Size:Length:56 x Width:76 (cm)

Size description:77x96x2.8(含框)

Introduction:Teng Kuo-chiang (1934–) graduated from National Taiwan University's Department of Chinese Literature in 1971, and specializes in watercolor painting. He has a love of nature, and natural subjects—mountains and water, nature and the self merged into one—predominate in his work. He studied under Liang Ting-ming, Liang Chung-ming, and Lin Ko-kung. Teng has served as supervisor of the Chinese Asia-Pacific Watercolor Art Association, and as a member of the Taiwan International Watercolor Painting Association and Subtropical Eco-Art Association; from 1983 to 1993 he served as professor of Western painting at the Chinese Art Research Center, and from 2010 to 2012 as a director of the Taiwan International Watercolor Painting Association. Between 1990 and 2007 he held six solo watercolor exhibitions at the National Sun Yat-sen Memorial Hall and other venues; in 2010 he participated in "The Grand Sweeping Tide of Watercolor"—an exhibition of watercolor masters from both sides of the Taiwan Strait at the Chiang Kai-shek Memorial Hall—and other major watercolor exhibitions. He is the author of "Teng Kuo-chiang: A Collection of Watercolor Paintings" (Echo Publishing Co., 1998). Teng believes that nature is the most beautiful of all, and that only an artist who loves nature can create work that truly moves the viewer; his style is realistic, with landscape as the primary subject, and within his realistic works he expresses a sense of poetry and literary feeling—distinctive hallmarks of his creative practice.

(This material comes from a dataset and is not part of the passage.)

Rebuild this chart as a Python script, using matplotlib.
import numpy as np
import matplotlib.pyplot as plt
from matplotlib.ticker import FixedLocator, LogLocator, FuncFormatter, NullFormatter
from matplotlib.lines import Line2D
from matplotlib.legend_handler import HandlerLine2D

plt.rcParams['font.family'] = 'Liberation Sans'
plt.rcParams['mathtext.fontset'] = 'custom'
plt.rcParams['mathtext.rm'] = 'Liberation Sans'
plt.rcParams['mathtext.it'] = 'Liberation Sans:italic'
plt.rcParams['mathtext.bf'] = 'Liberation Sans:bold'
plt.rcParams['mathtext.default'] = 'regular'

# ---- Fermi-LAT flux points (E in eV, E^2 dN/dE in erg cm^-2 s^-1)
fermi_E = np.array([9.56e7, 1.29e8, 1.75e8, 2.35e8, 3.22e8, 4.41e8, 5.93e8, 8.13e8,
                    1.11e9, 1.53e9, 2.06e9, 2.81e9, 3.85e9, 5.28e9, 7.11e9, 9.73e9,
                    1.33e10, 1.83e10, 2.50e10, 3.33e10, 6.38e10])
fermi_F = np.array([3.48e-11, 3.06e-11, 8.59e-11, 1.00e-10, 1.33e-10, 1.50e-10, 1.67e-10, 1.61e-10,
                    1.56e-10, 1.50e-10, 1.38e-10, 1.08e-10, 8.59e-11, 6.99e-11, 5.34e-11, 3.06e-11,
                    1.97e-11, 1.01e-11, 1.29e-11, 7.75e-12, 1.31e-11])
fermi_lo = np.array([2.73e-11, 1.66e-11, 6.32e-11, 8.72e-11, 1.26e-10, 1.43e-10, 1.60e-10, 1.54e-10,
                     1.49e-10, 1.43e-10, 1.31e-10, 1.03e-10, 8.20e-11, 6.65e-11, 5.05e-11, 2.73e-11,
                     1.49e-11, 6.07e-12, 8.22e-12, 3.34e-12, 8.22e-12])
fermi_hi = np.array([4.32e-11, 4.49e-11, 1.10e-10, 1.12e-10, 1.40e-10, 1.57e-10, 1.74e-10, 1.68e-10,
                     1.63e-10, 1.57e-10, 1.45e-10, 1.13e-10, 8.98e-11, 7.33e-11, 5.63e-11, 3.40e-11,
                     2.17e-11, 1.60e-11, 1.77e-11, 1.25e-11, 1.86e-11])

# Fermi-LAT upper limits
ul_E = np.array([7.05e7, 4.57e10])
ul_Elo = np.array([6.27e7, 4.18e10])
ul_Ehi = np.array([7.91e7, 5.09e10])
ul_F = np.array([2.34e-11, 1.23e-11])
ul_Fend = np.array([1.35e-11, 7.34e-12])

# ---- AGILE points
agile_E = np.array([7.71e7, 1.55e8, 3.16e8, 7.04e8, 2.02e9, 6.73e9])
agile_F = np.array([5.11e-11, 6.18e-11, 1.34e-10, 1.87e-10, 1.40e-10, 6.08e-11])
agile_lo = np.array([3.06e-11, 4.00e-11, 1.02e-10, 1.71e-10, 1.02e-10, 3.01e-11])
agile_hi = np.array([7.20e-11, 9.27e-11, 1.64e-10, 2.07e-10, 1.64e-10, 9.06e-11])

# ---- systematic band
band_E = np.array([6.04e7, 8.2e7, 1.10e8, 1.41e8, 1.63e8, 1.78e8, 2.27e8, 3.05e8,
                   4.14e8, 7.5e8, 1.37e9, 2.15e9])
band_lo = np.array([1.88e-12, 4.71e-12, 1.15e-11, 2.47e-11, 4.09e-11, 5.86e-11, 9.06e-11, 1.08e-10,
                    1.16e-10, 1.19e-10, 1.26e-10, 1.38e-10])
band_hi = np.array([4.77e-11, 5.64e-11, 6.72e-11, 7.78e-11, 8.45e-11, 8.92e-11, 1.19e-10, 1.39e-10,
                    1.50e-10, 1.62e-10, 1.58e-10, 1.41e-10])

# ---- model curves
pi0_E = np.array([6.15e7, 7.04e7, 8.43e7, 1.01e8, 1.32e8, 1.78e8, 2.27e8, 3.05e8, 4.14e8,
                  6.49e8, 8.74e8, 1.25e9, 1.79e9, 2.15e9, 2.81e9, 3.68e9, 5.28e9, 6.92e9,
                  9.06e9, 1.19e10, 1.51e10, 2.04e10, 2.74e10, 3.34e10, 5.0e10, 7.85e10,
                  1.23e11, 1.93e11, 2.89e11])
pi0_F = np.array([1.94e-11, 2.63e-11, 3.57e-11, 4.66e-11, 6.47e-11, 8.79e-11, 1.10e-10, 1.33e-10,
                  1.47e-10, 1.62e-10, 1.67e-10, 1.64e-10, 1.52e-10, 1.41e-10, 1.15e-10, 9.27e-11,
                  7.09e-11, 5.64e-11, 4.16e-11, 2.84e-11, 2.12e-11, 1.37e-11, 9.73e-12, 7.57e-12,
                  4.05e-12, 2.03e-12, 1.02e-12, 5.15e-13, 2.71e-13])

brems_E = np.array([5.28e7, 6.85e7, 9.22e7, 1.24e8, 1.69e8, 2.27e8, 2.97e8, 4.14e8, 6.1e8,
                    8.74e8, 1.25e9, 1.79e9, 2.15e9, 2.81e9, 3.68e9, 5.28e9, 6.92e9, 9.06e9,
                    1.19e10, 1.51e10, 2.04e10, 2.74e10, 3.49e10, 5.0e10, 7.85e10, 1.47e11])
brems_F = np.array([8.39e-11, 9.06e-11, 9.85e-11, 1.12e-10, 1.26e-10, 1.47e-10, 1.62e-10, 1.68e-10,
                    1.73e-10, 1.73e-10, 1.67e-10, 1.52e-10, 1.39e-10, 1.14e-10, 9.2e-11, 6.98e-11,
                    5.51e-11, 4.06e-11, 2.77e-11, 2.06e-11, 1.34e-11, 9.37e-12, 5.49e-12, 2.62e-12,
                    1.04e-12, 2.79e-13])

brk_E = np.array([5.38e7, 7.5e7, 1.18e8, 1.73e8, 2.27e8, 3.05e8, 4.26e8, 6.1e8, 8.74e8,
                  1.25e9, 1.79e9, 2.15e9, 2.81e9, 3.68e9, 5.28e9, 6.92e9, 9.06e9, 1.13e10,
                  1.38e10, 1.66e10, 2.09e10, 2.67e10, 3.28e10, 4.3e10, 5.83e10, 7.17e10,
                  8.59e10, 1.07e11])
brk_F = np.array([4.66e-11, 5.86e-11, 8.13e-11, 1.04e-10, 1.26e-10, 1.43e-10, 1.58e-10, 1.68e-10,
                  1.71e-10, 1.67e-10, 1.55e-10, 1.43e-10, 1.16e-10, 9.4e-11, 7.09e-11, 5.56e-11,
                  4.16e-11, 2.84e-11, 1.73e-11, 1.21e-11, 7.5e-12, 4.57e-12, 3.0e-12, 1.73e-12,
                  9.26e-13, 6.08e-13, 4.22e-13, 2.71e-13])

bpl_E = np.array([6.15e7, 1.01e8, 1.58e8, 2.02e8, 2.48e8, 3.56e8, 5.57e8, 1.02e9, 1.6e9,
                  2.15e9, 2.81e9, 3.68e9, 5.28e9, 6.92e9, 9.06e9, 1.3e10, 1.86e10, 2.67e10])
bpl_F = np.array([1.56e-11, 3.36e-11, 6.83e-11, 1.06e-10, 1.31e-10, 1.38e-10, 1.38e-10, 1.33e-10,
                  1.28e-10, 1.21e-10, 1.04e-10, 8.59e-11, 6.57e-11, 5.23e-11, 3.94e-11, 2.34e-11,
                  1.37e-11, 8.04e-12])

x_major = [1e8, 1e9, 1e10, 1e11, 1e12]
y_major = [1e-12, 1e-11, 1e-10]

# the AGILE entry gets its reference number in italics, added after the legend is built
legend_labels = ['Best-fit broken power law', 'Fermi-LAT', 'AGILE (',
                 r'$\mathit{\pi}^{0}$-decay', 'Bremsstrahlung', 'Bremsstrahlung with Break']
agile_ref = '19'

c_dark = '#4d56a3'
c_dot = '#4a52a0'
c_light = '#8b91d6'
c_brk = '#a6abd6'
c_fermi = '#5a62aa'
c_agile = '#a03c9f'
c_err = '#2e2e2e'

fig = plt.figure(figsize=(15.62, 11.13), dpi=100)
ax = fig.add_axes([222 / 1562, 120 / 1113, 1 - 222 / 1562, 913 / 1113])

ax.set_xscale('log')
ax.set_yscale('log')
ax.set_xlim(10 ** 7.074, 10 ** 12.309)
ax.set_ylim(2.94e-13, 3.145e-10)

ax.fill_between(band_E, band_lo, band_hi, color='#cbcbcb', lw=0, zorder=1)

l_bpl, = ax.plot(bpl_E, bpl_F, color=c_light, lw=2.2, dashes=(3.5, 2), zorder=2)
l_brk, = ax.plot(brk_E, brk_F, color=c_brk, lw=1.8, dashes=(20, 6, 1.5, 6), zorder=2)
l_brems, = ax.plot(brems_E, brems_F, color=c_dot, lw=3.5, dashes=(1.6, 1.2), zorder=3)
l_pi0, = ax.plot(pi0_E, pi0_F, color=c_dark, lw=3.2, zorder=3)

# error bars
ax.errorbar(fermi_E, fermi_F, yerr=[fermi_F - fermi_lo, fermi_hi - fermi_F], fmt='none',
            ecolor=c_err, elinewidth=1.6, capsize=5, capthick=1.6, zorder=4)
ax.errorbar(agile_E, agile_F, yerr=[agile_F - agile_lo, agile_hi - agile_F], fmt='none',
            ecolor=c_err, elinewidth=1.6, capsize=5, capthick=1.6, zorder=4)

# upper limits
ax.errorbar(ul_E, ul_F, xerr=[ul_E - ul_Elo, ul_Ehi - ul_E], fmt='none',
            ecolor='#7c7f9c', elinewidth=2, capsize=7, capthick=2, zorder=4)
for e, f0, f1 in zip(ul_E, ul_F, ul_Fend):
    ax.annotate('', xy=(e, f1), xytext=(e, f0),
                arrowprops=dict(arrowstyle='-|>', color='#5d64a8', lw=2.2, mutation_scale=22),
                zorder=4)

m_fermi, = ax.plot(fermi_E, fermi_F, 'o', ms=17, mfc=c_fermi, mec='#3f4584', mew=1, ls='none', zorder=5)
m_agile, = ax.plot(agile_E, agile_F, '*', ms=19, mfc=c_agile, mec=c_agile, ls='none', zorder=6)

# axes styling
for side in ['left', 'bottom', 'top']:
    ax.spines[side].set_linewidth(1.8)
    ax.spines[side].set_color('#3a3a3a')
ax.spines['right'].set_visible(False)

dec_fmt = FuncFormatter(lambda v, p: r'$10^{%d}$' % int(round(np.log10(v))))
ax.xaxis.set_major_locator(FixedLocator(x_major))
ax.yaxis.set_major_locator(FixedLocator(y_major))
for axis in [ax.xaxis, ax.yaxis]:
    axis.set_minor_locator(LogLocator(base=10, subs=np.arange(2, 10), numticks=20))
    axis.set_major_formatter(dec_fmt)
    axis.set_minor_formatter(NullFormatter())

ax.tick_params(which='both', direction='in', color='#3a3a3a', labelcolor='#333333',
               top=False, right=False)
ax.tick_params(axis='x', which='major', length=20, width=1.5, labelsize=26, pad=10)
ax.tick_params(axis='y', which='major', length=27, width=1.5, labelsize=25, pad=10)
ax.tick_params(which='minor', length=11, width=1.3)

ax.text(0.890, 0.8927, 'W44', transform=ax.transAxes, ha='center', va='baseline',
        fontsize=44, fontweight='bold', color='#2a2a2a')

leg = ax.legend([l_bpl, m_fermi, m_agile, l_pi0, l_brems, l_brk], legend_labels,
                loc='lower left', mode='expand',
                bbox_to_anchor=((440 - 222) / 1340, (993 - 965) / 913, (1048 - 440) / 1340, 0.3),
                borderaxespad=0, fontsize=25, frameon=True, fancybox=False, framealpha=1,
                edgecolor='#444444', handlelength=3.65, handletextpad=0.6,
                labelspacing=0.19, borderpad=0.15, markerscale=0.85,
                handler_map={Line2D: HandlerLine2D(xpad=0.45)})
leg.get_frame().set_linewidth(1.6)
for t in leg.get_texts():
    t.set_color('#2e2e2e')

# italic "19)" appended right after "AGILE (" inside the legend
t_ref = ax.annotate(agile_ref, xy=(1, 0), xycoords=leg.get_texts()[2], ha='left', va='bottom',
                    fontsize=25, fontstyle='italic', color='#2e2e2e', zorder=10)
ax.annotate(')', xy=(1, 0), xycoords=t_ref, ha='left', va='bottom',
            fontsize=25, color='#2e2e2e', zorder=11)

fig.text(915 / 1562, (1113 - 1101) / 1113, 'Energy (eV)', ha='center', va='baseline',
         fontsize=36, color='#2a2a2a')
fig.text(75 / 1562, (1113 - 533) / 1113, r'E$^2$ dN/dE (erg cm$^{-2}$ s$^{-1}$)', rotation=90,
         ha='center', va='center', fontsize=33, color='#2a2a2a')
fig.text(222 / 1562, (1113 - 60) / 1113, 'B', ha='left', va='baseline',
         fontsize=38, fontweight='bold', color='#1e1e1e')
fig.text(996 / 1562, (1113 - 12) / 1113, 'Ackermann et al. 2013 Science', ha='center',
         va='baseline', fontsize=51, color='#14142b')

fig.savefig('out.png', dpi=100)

This work is a refined piece, produced with practiced skill in washes and suturing techniques with unaffected, unfussy brushstrokes—requiring focused concentration during execution, as different colors were mixed without muddying them. From the warm sunlight, the mellow color temperature, and the position of light and shadow, one can see that the artist depicts the Bali ferry landing in the afternoon, at low tide. Rather than emphasizing strong contrasts of light and shadow, the artist softens the picture's contrast of light and dark, giving the visual experience a quality of great gentleness. The grey-blue of the clouds over the hills of Tamsui on the opposite bank subtly conveys the sense of an approaching storm, and the treatment of the distant mountain scenery serves as a highly effective foil to the sunlit foreground.